### Task to carry out
Write the data out again exactly, with no pictures.

---------- Data provided ----------

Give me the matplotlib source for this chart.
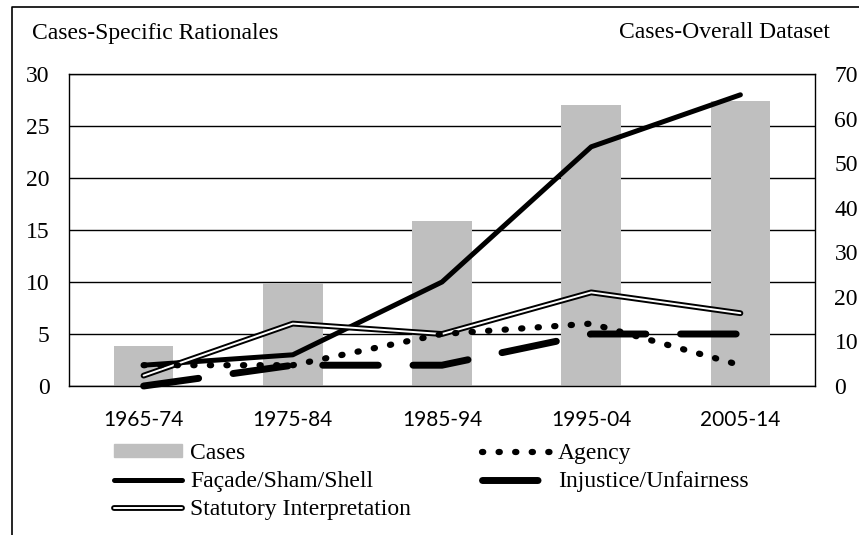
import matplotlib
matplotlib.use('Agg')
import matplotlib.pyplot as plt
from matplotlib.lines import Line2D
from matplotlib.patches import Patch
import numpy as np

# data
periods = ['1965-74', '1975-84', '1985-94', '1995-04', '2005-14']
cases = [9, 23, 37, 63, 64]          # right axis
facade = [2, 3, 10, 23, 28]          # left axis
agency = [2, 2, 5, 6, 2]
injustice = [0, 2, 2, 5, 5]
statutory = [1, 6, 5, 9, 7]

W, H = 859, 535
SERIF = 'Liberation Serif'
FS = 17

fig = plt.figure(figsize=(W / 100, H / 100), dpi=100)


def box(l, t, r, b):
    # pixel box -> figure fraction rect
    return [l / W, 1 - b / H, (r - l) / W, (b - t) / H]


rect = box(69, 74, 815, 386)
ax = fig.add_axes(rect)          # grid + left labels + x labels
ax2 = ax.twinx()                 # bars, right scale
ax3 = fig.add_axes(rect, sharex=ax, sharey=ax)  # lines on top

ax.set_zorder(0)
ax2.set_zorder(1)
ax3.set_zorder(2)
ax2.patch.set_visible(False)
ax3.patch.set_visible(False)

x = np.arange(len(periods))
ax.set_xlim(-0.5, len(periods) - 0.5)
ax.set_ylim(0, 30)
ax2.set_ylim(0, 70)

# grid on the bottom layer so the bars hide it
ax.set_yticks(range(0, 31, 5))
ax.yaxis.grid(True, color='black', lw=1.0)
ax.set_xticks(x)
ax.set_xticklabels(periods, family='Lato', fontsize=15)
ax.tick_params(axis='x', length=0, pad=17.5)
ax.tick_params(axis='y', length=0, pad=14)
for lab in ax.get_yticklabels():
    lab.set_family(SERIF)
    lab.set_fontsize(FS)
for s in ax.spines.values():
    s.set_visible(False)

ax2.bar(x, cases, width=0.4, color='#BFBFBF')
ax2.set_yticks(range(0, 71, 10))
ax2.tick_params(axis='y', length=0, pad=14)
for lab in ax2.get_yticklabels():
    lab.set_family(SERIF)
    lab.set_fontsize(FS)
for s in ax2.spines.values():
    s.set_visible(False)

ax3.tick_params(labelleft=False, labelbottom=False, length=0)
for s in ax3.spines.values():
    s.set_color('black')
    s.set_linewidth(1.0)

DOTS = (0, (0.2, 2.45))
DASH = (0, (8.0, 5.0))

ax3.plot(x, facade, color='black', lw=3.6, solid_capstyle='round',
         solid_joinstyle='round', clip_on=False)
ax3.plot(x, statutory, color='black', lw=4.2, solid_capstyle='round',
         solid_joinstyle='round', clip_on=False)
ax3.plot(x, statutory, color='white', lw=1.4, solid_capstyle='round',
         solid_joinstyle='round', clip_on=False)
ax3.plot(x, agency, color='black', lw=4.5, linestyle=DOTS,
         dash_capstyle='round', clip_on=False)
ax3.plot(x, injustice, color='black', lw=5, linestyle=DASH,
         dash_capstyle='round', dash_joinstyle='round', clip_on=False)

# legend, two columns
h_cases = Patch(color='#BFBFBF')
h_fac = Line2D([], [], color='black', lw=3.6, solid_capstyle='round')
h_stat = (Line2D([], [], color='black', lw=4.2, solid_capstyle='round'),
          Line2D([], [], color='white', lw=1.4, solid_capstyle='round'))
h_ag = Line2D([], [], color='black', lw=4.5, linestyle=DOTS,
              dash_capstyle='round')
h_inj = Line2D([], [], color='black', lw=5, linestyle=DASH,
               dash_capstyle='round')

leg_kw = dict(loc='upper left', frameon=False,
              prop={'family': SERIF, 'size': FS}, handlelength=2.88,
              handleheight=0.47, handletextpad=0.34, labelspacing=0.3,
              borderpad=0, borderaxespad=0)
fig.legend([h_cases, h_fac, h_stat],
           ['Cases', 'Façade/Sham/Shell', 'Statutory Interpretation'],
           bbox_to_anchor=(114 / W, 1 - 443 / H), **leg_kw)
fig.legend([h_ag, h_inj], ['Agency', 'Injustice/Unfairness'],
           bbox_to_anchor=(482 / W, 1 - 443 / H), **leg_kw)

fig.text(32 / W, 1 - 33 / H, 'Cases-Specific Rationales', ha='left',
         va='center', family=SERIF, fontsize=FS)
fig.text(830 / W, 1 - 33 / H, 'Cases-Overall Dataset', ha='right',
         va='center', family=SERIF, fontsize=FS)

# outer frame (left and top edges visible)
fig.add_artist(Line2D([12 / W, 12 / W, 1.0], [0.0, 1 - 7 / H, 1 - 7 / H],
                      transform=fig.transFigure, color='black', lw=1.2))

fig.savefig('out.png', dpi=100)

----------

### Reply to the task
Give me the matplotlib source for this chart.
import matplotlib
matplotlib.use('Agg')
import matplotlib.pyplot as plt
from matplotlib.lines import Line2D
from matplotlib.patches import Patch
import numpy as np

# data
periods = ['1965-74', '1975-84', '1985-94', '1995-04', '2005-14']
cases = [9, 23, 37, 63, 64]          # right axis
facade = [2, 3, 10, 23, 28]          # left axis
agency = [2, 2, 5, 6, 2]
injustice = [0, 2, 2, 5, 5]
statutory = [1, 6, 5, 9, 7]

W, H = 859, 535
SERIF = 'Liberation Serif'
FS = 17

fig = plt.figure(figsize=(W / 100, H / 100), dpi=100)


def box(l, t, r, b):
    # pixel box -> figure fraction rect
    return [l / W, 1 - b / H, (r - l) / W, (b - t) / H]


rect = box(69, 74, 815, 386)
ax = fig.add_axes(rect)          # grid + left labels + x labels
ax2 = ax.twinx()                 # bars, right scale
ax3 = fig.add_axes(rect, sharex=ax, sharey=ax)  # lines on top

ax.set_zorder(0)
ax2.set_zorder(1)
ax3.set_zorder(2)
ax2.patch.set_visible(False)
ax3.patch.set_visible(False)

x = np.arange(len(periods))
ax.set_xlim(-0.5, len(periods) - 0.5)
ax.set_ylim(0, 30)
ax2.set_ylim(0, 70)

# grid on the bottom layer so the bars hide it
ax.set_yticks(range(0, 31, 5))
ax.yaxis.grid(True, color='black', lw=1.0)
ax.set_xticks(x)
ax.set_xticklabels(periods, family='Lato', fontsize=15)
ax.tick_params(axis='x', length=0, pad=17.5)
ax.tick_params(axis='y', length=0, pad=14)
for lab in ax.get_yticklabels():
    lab.set_family(SERIF)
    lab.set_fontsize(FS)
for s in ax.spines.values():
    s.set_visible(False)

ax2.bar(x, cases, width=0.4, color='#BFBFBF')
ax2.set_yticks(range(0, 71, 10))
ax2.tick_params(axis='y', length=0, pad=14)
for lab in ax2.get_yticklabels():
    lab.set_family(SERIF)
    lab.set_fontsize(FS)
for s in ax2.spines.values():
    s.set_visible(False)

ax3.tick_params(labelleft=False, labelbottom=False, length=0)
for s in ax3.spines.values():
    s.set_color('black')
    s.set_linewidth(1.0)

DOTS = (0, (0.2, 2.45))
DASH = (0, (8.0, 5.0))

ax3.plot(x, facade, color='black', lw=3.6, solid_capstyle='round',
         solid_joinstyle='round', clip_on=False)
ax3.plot(x, statutory, color='black', lw=4.2, solid_capstyle='round',
         solid_joinstyle='round', clip_on=False)
ax3.plot(x, statutory, color='white', lw=1.4, solid_capstyle='round',
         solid_joinstyle='round', clip_on=False)
ax3.plot(x, agency, color='black', lw=4.5, linestyle=DOTS,
         dash_capstyle='round', clip_on=False)
ax3.plot(x, injustice, color='black', lw=5, linestyle=DASH,
         dash_capstyle='round', dash_joinstyle='round', clip_on=False)

# legend, two columns
h_cases = Patch(color='#BFBFBF')
h_fac = Line2D([], [], color='black', lw=3.6, solid_capstyle='round')
h_stat = (Line2D([], [], color='black', lw=4.2, solid_capstyle='round'),
          Line2D([], [], color='white', lw=1.4, solid_capstyle='round'))
h_ag = Line2D([], [], color='black', lw=4.5, linestyle=DOTS,
              dash_capstyle='round')
h_inj = Line2D([], [], color='black', lw=5, linestyle=DASH,
               dash_capstyle='round')

leg_kw = dict(loc='upper left', frameon=False,
              prop={'family': SERIF, 'size': FS}, handlelength=2.88,
              handleheight=0.47, handletextpad=0.34, labelspacing=0.3,
              borderpad=0, borderaxespad=0)
fig.legend([h_cases, h_fac, h_stat],
           ['Cases', 'Façade/Sham/Shell', 'Statutory Interpretation'],
           bbox_to_anchor=(114 / W, 1 - 443 / H), **leg_kw)
fig.legend([h_ag, h_inj], ['Agency', 'Injustice/Unfairness'],
           bbox_to_anchor=(482 / W, 1 - 443 / H), **leg_kw)

fig.text(32 / W, 1 - 33 / H, 'Cases-Specific Rationales', ha='left',
         va='center', family=SERIF, fontsize=FS)
fig.text(830 / W, 1 - 33 / H, 'Cases-Overall Dataset', ha='right',
         va='center', family=SERIF, fontsize=FS)

# outer frame (left and top edges visible)
fig.add_artist(Line2D([12 / W, 12 / W, 1.0], [0.0, 1 - 7 / H, 1 - 7 / H],
                      transform=fig.transFigure, color='black', lw=1.2))

fig.savefig('out.png', dpi=100)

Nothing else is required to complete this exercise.